Так как Выползов любил искусство, то он был меценатом. Справедливости ради следует сказать, что все лагерные начальники — кроме, конечно, Тарасюка, — любили искусство и поощряли создание лагерных агитбригад, как еще со времен Беломорканала стали называться ансамбли профессиональных и самодеятельных артистов. В беломорканальские времена они действительно были любительскими. Ну, а в наше время можно было создать отличный коллектив из вполне профессиональных и даже известных артистов.
Выползов поставил лагерное искусство на высокий уровень. На Комендантский лагпункт со всех близких и далеких лагпунктов привозили артистов и музыкантов. Из них создали агитбригаду. Они не работали на производстве, числились в «группе В» или «слабкоманде» (конечно, за счет фактически больных и ослабленных, ибо лимит на эти категории был неукоснительно тверд) и услаждали начальство своими талантами. Они ставили моднейшие в то время пьесы: «Слава» Гусева, «Платон Кречет» Корнейчука и прочие жизнеутверждающие высокохудожественные произведения.

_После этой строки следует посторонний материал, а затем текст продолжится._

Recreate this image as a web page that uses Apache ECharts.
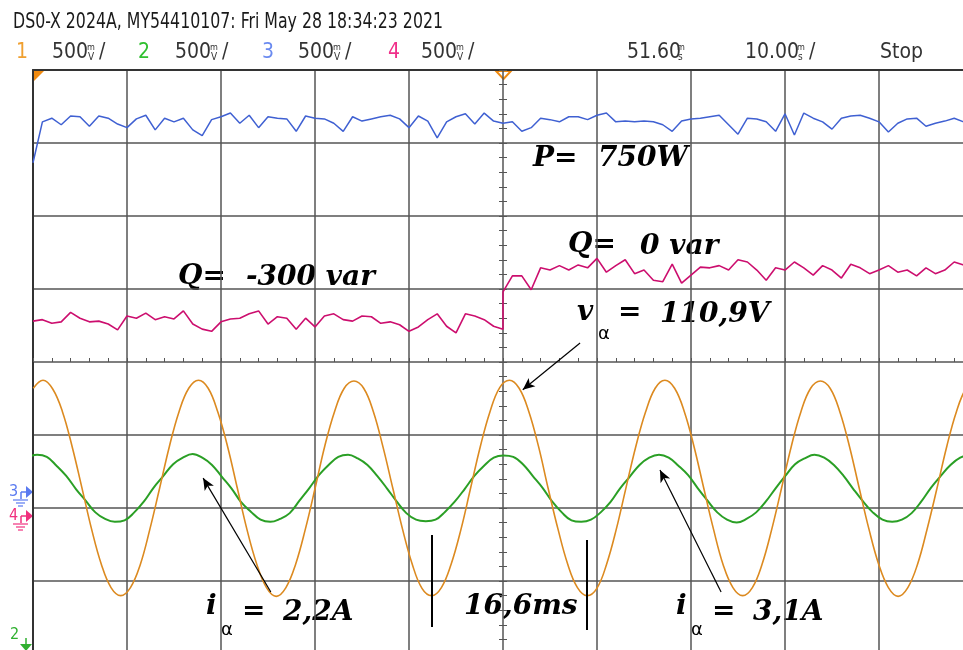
<!DOCTYPE html>
<html>
<head>
<meta charset="utf-8">
<script src="https://cdn.jsdelivr.net/npm/echarts@6/dist/echarts.min.js"></script>
<style>
  html, body { margin: 0; padding: 0; background: #fff; overflow: hidden; }
  /* the scope screen runs a little past the photo's right and bottom edge */
  #scope { width: 973px; height: 654px; }
</style>
</head>
<body>
<div id="scope"></div>
<script>
// time in ms relative to screen centre, amplitude in divisions from centre line
// ch3 (blue, P) and ch4 (magenta, Q) sampled every 1 ms from -50 ms
const blueP = [
  2.73, 3.29, 3.34, 3.25, 3.37, 3.36, 3.23, 3.37, 3.34, 3.26,
  3.21, 3.33, 3.38, 3.18, 3.34, 3.29, 3.34, 3.18, 3.10, 3.32,
  3.36, 3.41, 3.27, 3.38, 3.21, 3.36, 3.34, 3.33, 3.16, 3.37,
  3.34, 3.33, 3.27, 3.16, 3.36, 3.30, 3.33, 3.36, 3.38, 3.33,
  3.21, 3.37, 3.30, 3.07, 3.29, 3.36, 3.40, 3.26, 3.41, 3.30,
  3.27, 3.29, 3.16, 3.21, 3.34, 3.32, 3.29, 3.36, 3.36, 3.32,
  3.38, 3.41, 3.29, 3.30, 3.29, 3.30, 3.29, 3.25, 3.16, 3.30,
  3.33, 3.34, 3.36, 3.38, 3.25, 3.12, 3.34, 3.33, 3.29, 3.16,
  3.40, 3.11, 3.41, 3.34, 3.29, 3.19, 3.34, 3.37, 3.38, 3.34,
  3.29, 3.15, 3.27, 3.33, 3.34, 3.23, 3.27, 3.30, 3.34, 3.29, 3.31
];
// Q before the step (-50 .. 0 ms) and after it (0 .. 49 ms)
const pinkQBefore = [
  0.56, 0.58, 0.53, 0.55, 0.68, 0.60, 0.55, 0.56, 0.52, 0.44,
  0.63, 0.60, 0.67, 0.58, 0.62, 0.59, 0.70, 0.52, 0.45, 0.42,
  0.55, 0.59, 0.60, 0.66, 0.70, 0.52, 0.62, 0.60, 0.45, 0.60,
  0.48, 0.63, 0.66, 0.58, 0.56, 0.63, 0.62, 0.53, 0.55, 0.51,
  0.42, 0.48, 0.58, 0.66, 0.49, 0.40, 0.66, 0.63, 0.58, 0.49,
  0.45
];
const pinkQAfter = [
  0.96, 1.18, 1.18, 0.99, 1.29, 1.26, 1.32, 1.26, 1.33, 1.29,
  1.42, 1.23, 1.32, 1.40, 1.21, 1.26, 1.12, 1.10, 1.34, 1.08,
  1.19, 1.30, 1.29, 1.32, 1.26, 1.40, 1.37, 1.26, 1.12, 1.29,
  1.26, 1.37, 1.29, 1.19, 1.32, 1.26, 1.15, 1.34, 1.29, 1.21,
  1.26, 1.32, 1.23, 1.26, 1.18, 1.29, 1.21, 1.26, 1.37, 1.33
];
// ch1 voltage (orange), 16 samples per 16.54 ms period, first sample at -49.97 ms
const orangeV = [
  -0.36, -0.25, -0.37, -0.68, -1.16, -1.72, -2.29, -2.77, -3.09, -3.20, -3.09, -2.78, -2.29, -1.73, -1.16, -0.68,
  -0.36, -0.25, -0.36, -0.69, -1.16, -1.73, -2.30, -2.77, -3.09, -3.21, -3.09, -2.77, -2.29, -1.73, -1.15, -0.68,
  -0.36, -0.26, -0.36, -0.68, -1.17, -1.73, -2.29, -2.77, -3.10, -3.20, -3.09, -2.77, -2.30, -1.73, -1.16, -0.68,
  -0.35, -0.25, -0.36, -0.68, -1.16, -1.74, -2.29, -2.77, -3.09, -3.20, -3.10, -2.77, -2.29, -1.72, -1.16, -0.69,
  -0.36, -0.25, -0.36, -0.68, -1.16, -1.73, -2.29, -2.78, -3.09, -3.20, -3.09, -2.77, -2.29, -1.73, -1.16, -0.68,
  -0.36, -0.26, -0.36, -0.68, -1.16, -1.73, -2.29, -2.77, -3.09, -3.21, -3.09, -2.77, -2.28, -1.73, -1.16, -0.68,
  -0.36, -0.25
];
// ch2 current (green), same sample spacing, first sample at -50.60 ms
const greenI = [
  -1.31, -1.27, -1.30, -1.42, -1.56, -1.74, -1.90, -2.06, -2.15, -2.19, -2.17, -2.06, -1.91, -1.72, -1.56, -1.40,
  -1.31, -1.26, -1.31, -1.41, -1.57, -1.73, -1.92, -2.05, -2.16, -2.19, -2.15, -2.07, -1.90, -1.73, -1.55, -1.41,
  -1.30, -1.27, -1.32, -1.41, -1.56, -1.73, -1.91, -2.07, -2.16, -2.18, -2.16, -2.05, -1.91, -1.74, -1.56, -1.42,
  -1.31, -1.28, -1.30, -1.40, -1.56, -1.72, -1.91, -2.06, -2.17, -2.19, -2.16, -2.06, -1.92, -1.73, -1.57, -1.41,
  -1.31, -1.27, -1.31, -1.42, -1.55, -1.73, -1.90, -2.06, -2.16, -2.20, -2.15, -2.06, -1.91, -1.73, -1.56, -1.40,
  -1.32, -1.27, -1.31, -1.41, -1.56, -1.74, -1.91, -2.06, -2.16, -2.19, -2.16, -2.07, -1.91, -1.72, -1.56, -1.41,
  -1.31, -1.27, -1.30
];
// arrows and cursor marks: [fromTime, fromDiv, toTime, toDiv]
const arrows = [
  [8.2, 0.26, 2.1, -0.38],
  [-24.7, -3.15, -31.9, -1.59],
  [23.2, -3.15, 16.7, -1.48]
];
const cursors = [
  [-7.55, -2.37, -7.55, -3.63],
  [8.94, -2.44, 8.94, -3.67]
];

const sampleTimes = (start, step, n) => Array.from({ length: n }, (_, i) => +(start + i * step).toFixed(3));
const pairs = (ts, vs) => vs.map((v, i) => [ts[i], v]);

const sinStep = 16.54 / 16;
const blueData = pairs(sampleTimes(-50, 1, blueP.length), blueP);
const pinkData = pairs(sampleTimes(-50, 1, pinkQBefore.length), pinkQBefore)
  .concat(pairs(sampleTimes(0, 1, pinkQAfter.length), pinkQAfter));
const orangeData = pairs(sampleTimes(-49.97, sinStep, orangeV.length), orangeV);
const greenData = pairs(sampleTimes(-50.60, sinStep, greenI.length), greenI);

const chart = echarts.init(document.getElementById('scope'));

const gridColor = '#555';
const scopeFont = "'DejaVu Sans Condensed', 'Liberation Sans', sans-serif";
const mathFont = "'DejaVu Serif', serif";

function txt(text, x, y, font, fill, sx) {
  return { type: 'text', x: x, y: y, scaleX: sx || 1, silent: true,
    style: { text: text, font: font, fill: fill || '#000', align: 'left', verticalAlign: 'middle' } };
}
function seg(x1, y1, x2, y2, color, w) {
  return { type: 'line', silent: true, shape: { x1: x1, y1: y1, x2: x2, y2: y2 },
    style: { stroke: color, lineWidth: w || 1.2 } };
}
function tri(points, color) {
  return { type: 'polygon', silent: true, shape: { points: points }, style: { fill: color } };
}
// tiny stacked unit like the scope's mV / ms glyph
function unit(x, top, bottom) {
  return [txt(top, x, 48, '9px ' + scopeFont, '#333'), txt(bottom, x + 1, 57, '10px ' + scopeFont, '#333')];
}
function groundMark(label, y, color) {
  return [
    txt(label, 9, y, '16px ' + scopeFont, color),
    seg(21, y, 27, y, color, 1.5),
    tri([[26, y - 6], [33, y], [26, y + 6]], color),
    seg(21, y, 21, y + 7, color, 1.5),
    seg(13, y + 8, 28, y + 8, color, 1.2),
    seg(16, y + 11, 25, y + 11, color, 1.2),
    seg(18, y + 14, 23, y + 14, color, 1.2)
  ];
}

const hdr = '21px ' + scopeFont;
const big = 'italic bold 28px ' + mathFont;
const alpha = '18px DejaVu Sans';

const graphics = [
  txt('DS0-X 2024A, MY54410107: Fri May 28 18:34:23 2021', 13, 23, hdr, '#1a1a1a', 0.835),
  txt('1', 16, 53, hdr, '#f0a030'),
  txt('500', 52, 53, hdr, '#333'), ...unit(87, 'm', 'V'), txt('/', 99, 53, hdr, '#333'),
  txt('2', 138, 53, hdr, '#30c030'),
  txt('500', 175, 53, hdr, '#333'), ...unit(210, 'm', 'V'), txt('/', 222, 53, hdr, '#333'),
  txt('3', 262, 53, hdr, '#6a8af0'),
  txt('500', 298, 53, hdr, '#333'), ...unit(333, 'm', 'V'), txt('/', 345, 53, hdr, '#333'),
  txt('4', 388, 53, hdr, '#f0308a'),
  txt('500', 421, 53, hdr, '#333'), ...unit(456, 'm', 'V'), txt('/', 468, 53, hdr, '#333'),
  txt('51.60', 627, 53, hdr, '#333'), ...unit(677, 'm', 's'),
  txt('10.00', 745, 53, hdr, '#333'), ...unit(797, 'm', 's'), txt('/', 809, 53, hdr, '#333'),
  txt('Stop', 880, 53, hdr, '#333'),

  tri([[34, 71], [44, 71], [34, 81]], '#f08a10'),
  { type: 'polygon', silent: true, shape: { points: [[496, 71], [511, 71], [503.5, 79]] },
    style: { fill: 'none', stroke: '#f08a10', lineWidth: 2 } },

  ...groundMark('3', 492, '#5a7af0'),
  ...groundMark('4', 516, '#f0307e'),
  txt('2', 10, 635, '16px ' + scopeFont, '#30b030'),
  seg(26, 638, 26, 645, '#30b030', 1.5),
  tri([[20, 644], [32, 644], [26, 651]], '#30b030'),

  txt('P=', 533, 159, big), txt('750W', 598, 159, big),
  txt('Q=', 568, 245, big), txt('0 var', 640, 247, big),
  txt('Q=', 178, 277, big), txt('-300 var', 246, 278, big),
  txt('v', 577, 313, big), txt('α', 598, 334, alpha), txt('=', 618, 313, big), txt('110,9V', 660, 315, big),
  txt('i', 206, 607, big), txt('α', 221, 630, alpha), txt('=', 242, 612, big), txt('2,2A', 283, 613, big),
  txt('16,6ms', 464, 607, big),
  txt('i', 676, 607, big), txt('α', 691, 630, alpha), txt('=', 712, 612, big), txt('3,1A', 753, 613, big)
];

const tickAxisX = inside => ({
  type: 'value', min: -50, max: 50, interval: 10,
  axisLine: { show: false, onZero: true, onZeroAxisIndex: 0 },
  axisTick: { show: true, inside: inside, length: 4, lineStyle: { color: gridColor } },
  minorTick: { show: true, splitNumber: 5, length: 4, lineStyle: { color: gridColor } },
  axisLabel: { show: false }, splitLine: { show: false }
});
const tickAxisY = inside => ({
  type: 'value', min: -4, max: 4, interval: 1,
  axisLine: { show: false, onZero: true, onZeroAxisIndex: 0 },
  axisTick: { show: true, inside: inside, length: 4, lineStyle: { color: gridColor } },
  minorTick: { show: true, splitNumber: 5, length: 4, lineStyle: { color: gridColor } },
  axisLabel: { show: false }, splitLine: { show: false }
});

const trace = (name, data, color, width, smooth, extra) => Object.assign({
  name: name, type: 'line', data: data, xAxisIndex: 0, yAxisIndex: 0,
  showSymbol: false, smooth: smooth, clip: true, silent: true,
  lineStyle: { color: color, width: width }
}, extra || {});

const option = {
  animation: false,
  backgroundColor: '#fff',
  grid: { left: 33, top: 70, right: 0, bottom: 0 },
  xAxis: [
    {
      type: 'value', min: -50, max: 50, interval: 10, position: 'top',
      axisLine: { show: true, onZero: false, lineStyle: { color: '#333', width: 2 } },
      axisTick: { show: false }, axisLabel: { show: false },
      splitLine: { show: true, lineStyle: { color: gridColor, width: 1.5 } }
    },
    tickAxisX(true), tickAxisX(false)
  ],
  yAxis: [
    {
      type: 'value', min: -4, max: 4, interval: 1, position: 'left',
      axisLine: { show: true, onZero: false, lineStyle: { color: '#333', width: 2 } },
      axisTick: { show: false }, axisLabel: { show: false },
      splitLine: { show: true, lineStyle: { color: gridColor, width: 1.5 } }
    },
    tickAxisY(true), tickAxisY(false)
  ],
  series: [
    trace('P', blueData, '#3f60d2', 1.5, false),
    trace('Q', pinkData, '#cc0e6e', 1.6, false),
    trace('i', greenData, '#2a9f25', 2, 0.4),
    trace('v', orangeData, '#dc8a20', 1.6, 0.4, {
      markLine: {
        silent: true, animation: false,
        label: { show: false },
        symbol: ['none', 'none'],
        data: arrows.map(a => [
          { coord: [a[0], a[1]], symbol: 'none', lineStyle: { color: '#000', width: 1.2, type: 'solid' } },
          { coord: [a[2], a[3]], symbol: 'arrow', symbolSize: [8, 12] }
        ]).concat(cursors.map(c => [
          { coord: [c[0], c[1]], symbol: 'none', lineStyle: { color: '#000', width: 2, type: 'solid' } },
          { coord: [c[2], c[3]], symbol: 'none' }
        ]))
      }
    })
  ],
  graphic: graphics
};

chart.setOption(option);
</script>
</body>
</html>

Певцы и певицы исполняли «Синий платочек», «Чайку», «Ты ждешь, Лизавета» и другие любимые произведения из кинофильмов и некинофильмов. Балерины, плясуны откалывали огневые и опять-таки жизнеутверждающие танцы. Скрипачи и виолончелисты ослабевшими пальцами играли «Рондо-каприччиозо» Сен-Санса и «Песню без слов» Мендельсона. Ибо, хотя начальники больше всего и любили жизнеутверждающее, но они все же были людьми, и им было приятно время от времени немного погрустить в теплом и уютном зале клуба под негромкую и меланхолическую мелодию инструмента.